Breakout

Sequestration Flight Delays Not Hitting Airline Stocks…Yet

Jeff Macke
Breakout

Starting Sunday the Federal Aviation Administration (FAA) was forced to cut spending by 10% as a result of forced sequestration cuts. According to Reuters the cuts have already resulted in delays of more than an hour in New York with more delays to come at other hub airports.

This sounds exactly like any other Monday in the last 20 years of air travel. Regardless, FAA authorities swear these delays are different and the direct result of the sequester.

From an investment perspective, the question is whether or not the scorching hot stocks of the major airlines can withstand a service slowdown, even it isn't their fault (this time). Yahoo! Finance senior columnist Mike Santoli says the sector could hit an air pocket if the delays cause business travelers to consider alternatives to flying.

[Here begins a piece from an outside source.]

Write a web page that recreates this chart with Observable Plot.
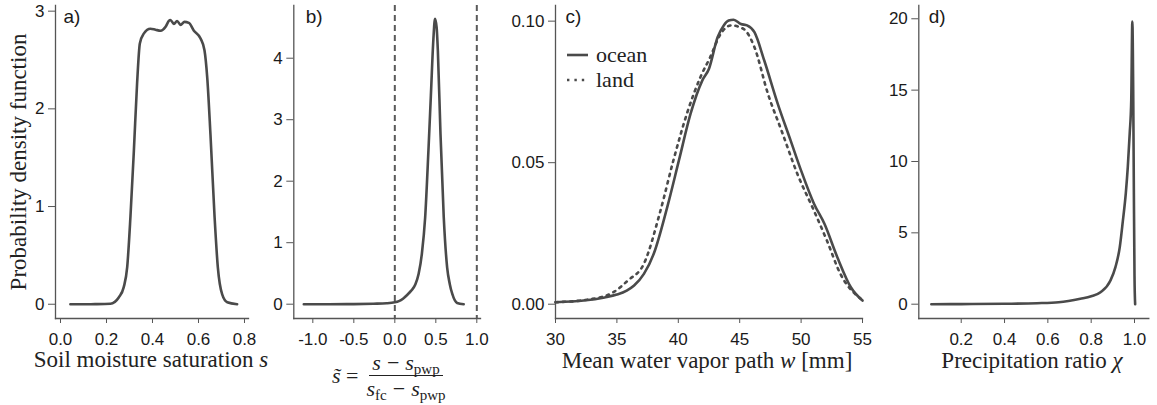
<!DOCTYPE html>
<html><head><meta charset="utf-8">
<script src="https://cdn.jsdelivr.net/npm/d3@7"></script>
<script src="https://cdn.jsdelivr.net/npm/@observablehq/plot@0.6"></script>
<style>
body{margin:0;background:#fff;}
#wrap{position:relative;width:1157px;height:405px;overflow:hidden;background:#fff;}
.ttl{position:absolute;font-family:"Liberation Serif",serif;font-size:23px;color:#222;white-space:nowrap;line-height:1;transform:translate(-50%,-50%);}
.ttl i{font-style:italic;}
#legend{position:absolute;left:566px;top:42px;font-family:"Liberation Serif",serif;font-size:22px;color:#222;line-height:25px;}
#legend div{display:flex;align-items:center;}
#legend svg{margin-right:6px;}
#formula{position:absolute;left:332px;top:352px;font-family:"Liberation Serif",serif;font-size:22px;color:#222;display:flex;align-items:center;white-space:nowrap;line-height:21px;}
#formula sub{font-size:15px;vertical-align:baseline;position:relative;top:4px;font-style:normal;line-height:0;}
#formula .frac{display:inline-flex;flex-direction:column;align-items:center;margin-left:8px;}
#formula .num{border-bottom:1.3px solid #222;padding:0 3px 2px 3px;height:21px;}
#formula .den{padding-top:2px;height:21px;}
#formula .op{display:inline-block;margin:0 6px;}
</style></head><body><div id="wrap"></div>
<script>
// ---------- data ----------
// a) soil moisture saturation s
const aS = [0.043, 0.10, 0.15, 0.217, 0.254, 0.275, 0.29, 0.304, 0.319, 0.333, 0.345, 0.362, 0.391, 0.413, 0.435, 0.457, 0.471, 0.478, 0.493, 0.507, 0.522, 0.539, 0.558, 0.58, 0.609, 0.626, 0.638, 0.652, 0.67, 0.684, 0.703, 0.725, 0.768];
const aPdf = [0, 0, 0.001, 0.005, 0.072, 0.175, 0.38, 0.89, 1.57, 2.26, 2.67, 2.77, 2.82, 2.81, 2.80, 2.84, 2.90, 2.91, 2.87, 2.90, 2.86, 2.89, 2.88, 2.80, 2.72, 2.60, 2.32, 1.74, 0.89, 0.38, 0.10, 0.02, 0];
// b) normalised soil moisture
const bS = [-1.11, -0.8, -0.5, -0.26, -0.1, 0.0, 0.05, 0.1, 0.15, 0.2, 0.25, 0.29, 0.33, 0.37, 0.41, 0.44, 0.47, 0.49, 0.51, 0.525, 0.557, 0.597, 0.638, 0.67, 0.7, 0.76, 0.84];
const bPdf = [0, 0, 0.002, 0.008, 0.015, 0.03, 0.05, 0.09, 0.15, 0.22, 0.32, 0.49, 0.82, 1.41, 2.5, 3.4, 4.3, 4.64, 4.5, 4.12, 2.77, 1.41, 0.6, 0.33, 0.17, 0.02, 0];
const bGuides = [0, 1];
// c) mean water vapour path
const cOceanW = [30, 32.3, 34, 35, 35.8, 36.4, 37.2, 38.0, 39.1, 40.05, 41.0, 41.95, 42.5, 43.2, 43.7, 44.1, 44.5, 45.1, 45.6, 46.2, 47.0, 48.1, 49.15, 50.0, 51.05, 51.9, 52.95, 54.05, 55];
const cOceanPdf = [0.0007, 0.0013, 0.0024, 0.0034, 0.0048, 0.0066, 0.0107, 0.0178, 0.0343, 0.0508, 0.0673, 0.079, 0.0832, 0.0943, 0.0985, 0.1002, 0.1005, 0.099, 0.0985, 0.0961, 0.0861, 0.0708, 0.0578, 0.0472, 0.0355, 0.0284, 0.0166, 0.006, 0.0013];
const cLandW = [30, 32.6, 34.7, 35.9, 37.2, 38.55, 39.6, 40.7, 41.8, 42.6, 43.45, 44.3, 45.3, 46.2, 47.3, 48.4, 49.7, 51.05, 52.1, 53.2, 54.85];
const cLandPdf = [0.0007, 0.0016, 0.0042, 0.0084, 0.0143, 0.0331, 0.0508, 0.0673, 0.0802, 0.0873, 0.0955, 0.0985, 0.0973, 0.0908, 0.0743, 0.0614, 0.046, 0.033, 0.0225, 0.0107, 0.0019];
const cSeries = ["ocean", "land"];
// d) precipitation ratio chi
const dChi = [0.062, 0.15, 0.25, 0.4, 0.55, 0.65, 0.75, 0.8, 0.843, 0.889, 0.912, 0.932, 0.946, 0.96, 0.969, 0.978, 0.985, 0.99, 0.994, 0.997, 1.0, 1.003];
const dPdf = [0, 0.005, 0.01, 0.03, 0.07, 0.14, 0.38, 0.55, 0.84, 1.66, 2.6, 4.0, 5.8, 7.8, 9.6, 12, 14.3, 19.8, 15, 8, 2, 0];

// tick values
const aXTicks = [0, 0.2, 0.4, 0.6, 0.8], aYTicks = [0, 1, 2, 3];
const bXTicks = [-1, -0.5, 0, 0.5, 1], bYTicks = [0, 1, 2, 3, 4];
const cXTicks = [30, 35, 40, 45, 50, 55], cYTicks = [0, 0.05, 0.10];
const dXTicks = [0.2, 0.4, 0.6, 0.8, 1.0], dYTicks = [0, 5, 10, 15, 20];
const panelLabels = ["a)", "b)", "c)", "d)"];

// ---------- drawing ----------
const lineColor = "#4a4a4a", axisColor = "#555";
const landDash = "2.4,5";
const wrap = document.getElementById("wrap");
const zip = (xs, ys) => xs.map((x, i) => ({x, y: ys[i]}));

function panel({left, width, marginLeft, marginRight, xDomain, yDomain, xTicks, yTicks, xFmt, yFmt, marks, label, labelDx}) {
  const p = Plot.plot({
    width, height: 405, marginLeft, marginRight, marginTop: 5, marginBottom: 87,
    style: {fontFamily: "'Liberation Sans', Arial, sans-serif", fontSize: "17px", color: "#222", background: "transparent", overflow: "visible"},
    x: {domain: xDomain}, y: {domain: yDomain},
    marks: [
      Plot.axisX({ticks: xTicks, tickFormat: xFmt, tickSize: 5, tickPadding: 9, stroke: axisColor, fill: "#1a1a1a", fontSize: 17, label: null}),
      Plot.axisY({ticks: yTicks, tickFormat: yFmt, tickSize: 7, tickPadding: 4, stroke: axisColor, fill: "#1a1a1a", fontSize: 17, label: null}),
      Plot.frame({anchor: "left", stroke: axisColor, strokeWidth: 1.3}),
      Plot.frame({anchor: "bottom", stroke: axisColor, strokeWidth: 1.3}),
      ...marks,
      Plot.text([label], {frameAnchor: "top-left", text: d => d, dx: labelDx, dy: 4, lineAnchor: "top", textAnchor: "start", fontSize: 19, fill: "#1a1a1a"})
    ]
  });
  p.style.position = "absolute";
  p.style.left = left + "px";
  p.style.top = "0px";
  wrap.appendChild(p);
}

const f1 = d => d.toFixed(1);

panel({left: 0, width: 262, marginLeft: 55, marginRight: 14,
  xDomain: [-0.0217, 0.8174], yDomain: [-0.146, 3.058], xTicks: aXTicks, yTicks: aYTicks, xFmt: f1, yFmt: d => String(d),
  label: panelLabels[0], labelDx: 8,
  marks: [Plot.line(zip(aS, aPdf), {x: "x", y: "y", stroke: lineColor, strokeWidth: 2.6, curve: "monotone-x"})]});

panel({left: 262, width: 222, marginLeft: 31.3, marginRight: 4,
  xDomain: [-1.232, 1.045], yDomain: [-0.2325, 4.857], xTicks: bXTicks, yTicks: bYTicks, xFmt: f1, yFmt: d => String(d),
  label: panelLabels[1], labelDx: 12,
  marks: [
    Plot.ruleX(bGuides, {stroke: "#5a5a5a", strokeWidth: 2, strokeDasharray: "6,4"}),
    Plot.line(zip(bS, bPdf), {x: "x", y: "y", stroke: lineColor, strokeWidth: 2.6, curve: "monotone-x"})]});

panel({left: 484, width: 384, marginLeft: 71, marginRight: 6,
  xDomain: [30, 55], yDomain: [-0.00505, 0.10553], xTicks: cXTicks, yTicks: cYTicks, xFmt: d => String(d), yFmt: d => d.toFixed(2),
  label: panelLabels[2], labelDx: 10,
  marks: [
    Plot.line(zip(cLandW, cLandPdf), {x: "x", y: "y", stroke: lineColor, strokeWidth: 2.6, strokeDasharray: landDash, curve: "monotone-x"}),
    Plot.line(zip(cOceanW, cOceanPdf), {x: "x", y: "y", stroke: lineColor, strokeWidth: 2.6, curve: "monotone-x"})]});

panel({left: 868, width: 289, marginLeft: 50.3, marginRight: 8.7,
  xDomain: [0.0042, 1.066], yDomain: [-1.002, 20.93], xTicks: dXTicks, yTicks: dYTicks, xFmt: f1, yFmt: d => String(d),
  label: panelLabels[3], labelDx: 10,
  marks: [Plot.line(zip(dChi, dPdf), {x: "x", y: "y", stroke: lineColor, strokeWidth: 2.6, curve: "monotone-x"})]});

// ---------- titles ----------
function title(html, x, y, rot) {
  const d = document.createElement("div");
  d.className = "ttl";
  d.innerHTML = html;
  d.style.left = x + "px"; d.style.top = y + "px";
  if (rot) d.style.transform = "translate(-50%,-50%) rotate(-90deg)";
  wrap.appendChild(d);
}
title("Probability density function", 18, 162, true);
title("Soil moisture saturation <i>s</i>", 151, 359);
title("Mean water vapor path <i>w</i> [mm]", 707, 360);
title("Precipitation ratio <i>χ</i>", 1032, 360);

// formula for panel b
const fm = document.createElement("div");
fm.id = "formula";
fm.innerHTML = '<span><i>s̃</i> =</span><span class="frac"><span class="num"><i>s</i><span class="op">−</span><i>s</i><sub>pwp</sub></span><span class="den"><i>s</i><sub>fc</sub><span class="op">−</span><i>s</i><sub>pwp</sub></span></span>';
wrap.appendChild(fm);

// legend for panel c
const lg = document.createElement("div");
lg.id = "legend";
lg.innerHTML = cSeries.map((name, i) =>
  `<div><svg width="24" height="10"><line x1="1" x2="22" y1="5" y2="5" stroke="${lineColor}" stroke-width="2.6" ${i ? `stroke-dasharray="${landDash}"` : ''}/></svg><span>${name}</span></div>`).join("");
wrap.appendChild(lg);
</script></body></html>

"The story with the airline stocks is pricing power," Santoli says in the attached video. The industry has reduced capacity on travel routes and has seen massive merger activity. That makes for more crowded flights and fewer alternatives for travelers who don't want to share an armrest. Historically these stocks are "not a great buy and hold business," understates Santoli, suggesting a pullback in the sector should be expected.

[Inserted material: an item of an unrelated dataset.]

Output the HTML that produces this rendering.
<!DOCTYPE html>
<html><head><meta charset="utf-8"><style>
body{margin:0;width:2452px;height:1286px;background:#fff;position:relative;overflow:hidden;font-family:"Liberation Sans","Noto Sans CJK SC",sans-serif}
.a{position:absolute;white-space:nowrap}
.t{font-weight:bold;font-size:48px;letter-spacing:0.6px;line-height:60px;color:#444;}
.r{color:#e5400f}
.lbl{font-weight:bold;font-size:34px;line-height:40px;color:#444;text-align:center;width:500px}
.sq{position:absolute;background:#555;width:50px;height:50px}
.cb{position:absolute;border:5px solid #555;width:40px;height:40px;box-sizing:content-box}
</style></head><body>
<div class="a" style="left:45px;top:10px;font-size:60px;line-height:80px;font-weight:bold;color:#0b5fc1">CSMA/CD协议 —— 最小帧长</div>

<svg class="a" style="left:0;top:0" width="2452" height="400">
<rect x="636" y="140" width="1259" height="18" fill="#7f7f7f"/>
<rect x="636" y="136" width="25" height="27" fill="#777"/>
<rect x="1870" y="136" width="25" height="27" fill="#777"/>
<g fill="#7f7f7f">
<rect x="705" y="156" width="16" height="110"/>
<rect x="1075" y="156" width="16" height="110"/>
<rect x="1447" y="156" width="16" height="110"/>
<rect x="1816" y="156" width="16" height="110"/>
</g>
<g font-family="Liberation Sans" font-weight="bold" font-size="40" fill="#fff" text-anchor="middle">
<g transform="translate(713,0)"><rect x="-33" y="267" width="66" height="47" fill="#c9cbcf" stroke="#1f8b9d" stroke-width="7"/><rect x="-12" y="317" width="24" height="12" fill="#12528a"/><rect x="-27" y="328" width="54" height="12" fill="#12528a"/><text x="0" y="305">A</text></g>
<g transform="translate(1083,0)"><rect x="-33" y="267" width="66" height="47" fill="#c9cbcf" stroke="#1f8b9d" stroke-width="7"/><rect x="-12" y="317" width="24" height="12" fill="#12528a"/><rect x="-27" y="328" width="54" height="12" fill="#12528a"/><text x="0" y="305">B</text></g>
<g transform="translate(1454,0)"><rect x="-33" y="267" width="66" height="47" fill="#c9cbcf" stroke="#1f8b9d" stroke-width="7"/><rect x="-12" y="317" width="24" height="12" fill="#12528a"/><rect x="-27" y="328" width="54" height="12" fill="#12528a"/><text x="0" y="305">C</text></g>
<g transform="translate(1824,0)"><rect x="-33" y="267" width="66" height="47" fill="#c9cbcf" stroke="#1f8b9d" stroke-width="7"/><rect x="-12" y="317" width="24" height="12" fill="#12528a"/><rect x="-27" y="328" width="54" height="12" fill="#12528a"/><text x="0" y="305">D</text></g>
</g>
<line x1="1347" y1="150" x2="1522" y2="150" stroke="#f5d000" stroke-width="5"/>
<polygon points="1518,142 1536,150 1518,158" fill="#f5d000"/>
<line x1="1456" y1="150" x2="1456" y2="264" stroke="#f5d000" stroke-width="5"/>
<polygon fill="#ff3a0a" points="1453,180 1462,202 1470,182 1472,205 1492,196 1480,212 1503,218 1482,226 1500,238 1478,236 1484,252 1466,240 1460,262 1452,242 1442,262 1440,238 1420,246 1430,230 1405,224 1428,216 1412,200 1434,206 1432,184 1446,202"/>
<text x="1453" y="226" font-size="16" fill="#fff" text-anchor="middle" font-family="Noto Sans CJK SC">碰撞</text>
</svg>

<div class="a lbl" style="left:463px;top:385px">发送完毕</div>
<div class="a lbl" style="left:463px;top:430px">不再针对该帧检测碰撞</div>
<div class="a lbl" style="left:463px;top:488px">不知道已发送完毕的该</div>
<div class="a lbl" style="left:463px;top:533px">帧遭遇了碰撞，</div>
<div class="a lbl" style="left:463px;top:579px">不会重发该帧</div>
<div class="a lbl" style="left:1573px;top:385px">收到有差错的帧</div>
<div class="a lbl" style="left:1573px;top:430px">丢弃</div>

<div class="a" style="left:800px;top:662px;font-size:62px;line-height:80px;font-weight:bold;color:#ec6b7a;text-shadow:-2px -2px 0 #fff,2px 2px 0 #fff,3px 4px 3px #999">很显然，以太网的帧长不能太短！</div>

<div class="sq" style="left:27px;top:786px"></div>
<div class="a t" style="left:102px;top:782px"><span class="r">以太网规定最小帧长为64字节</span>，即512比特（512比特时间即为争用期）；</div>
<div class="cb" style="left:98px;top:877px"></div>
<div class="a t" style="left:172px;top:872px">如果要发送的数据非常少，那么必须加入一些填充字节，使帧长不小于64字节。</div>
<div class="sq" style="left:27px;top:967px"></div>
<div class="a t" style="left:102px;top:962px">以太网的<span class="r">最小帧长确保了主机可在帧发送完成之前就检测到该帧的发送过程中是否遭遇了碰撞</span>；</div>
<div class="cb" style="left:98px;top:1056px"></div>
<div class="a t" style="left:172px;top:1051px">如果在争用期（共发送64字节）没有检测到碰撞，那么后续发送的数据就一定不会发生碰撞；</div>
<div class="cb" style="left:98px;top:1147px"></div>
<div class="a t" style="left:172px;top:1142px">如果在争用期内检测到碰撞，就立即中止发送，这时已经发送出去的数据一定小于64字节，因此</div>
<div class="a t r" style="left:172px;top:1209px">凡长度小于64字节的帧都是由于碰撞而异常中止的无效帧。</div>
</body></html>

Entering afternoon trading on Monday, the delays are shorter than expected and the stocks aren't getting hit. United Continental (UAL) is down less than 1% and Delta (DAL) is actually having a nice rally. Both stocks are up about 30% already in 2013, suggesting trimming some profits is in order with or without delays driving away demand.

The mess has to flower beyond what people were expecting for the delays to hit the sector in Santoli's estimates. Expectations for smooth, on-time travel are generally extremely low. Until it's possible to definitively distinguish between a sequestration-based delay and business as usual, it's unlikely FAA cutbacks are going to be a catalyst for the stocks in either direction.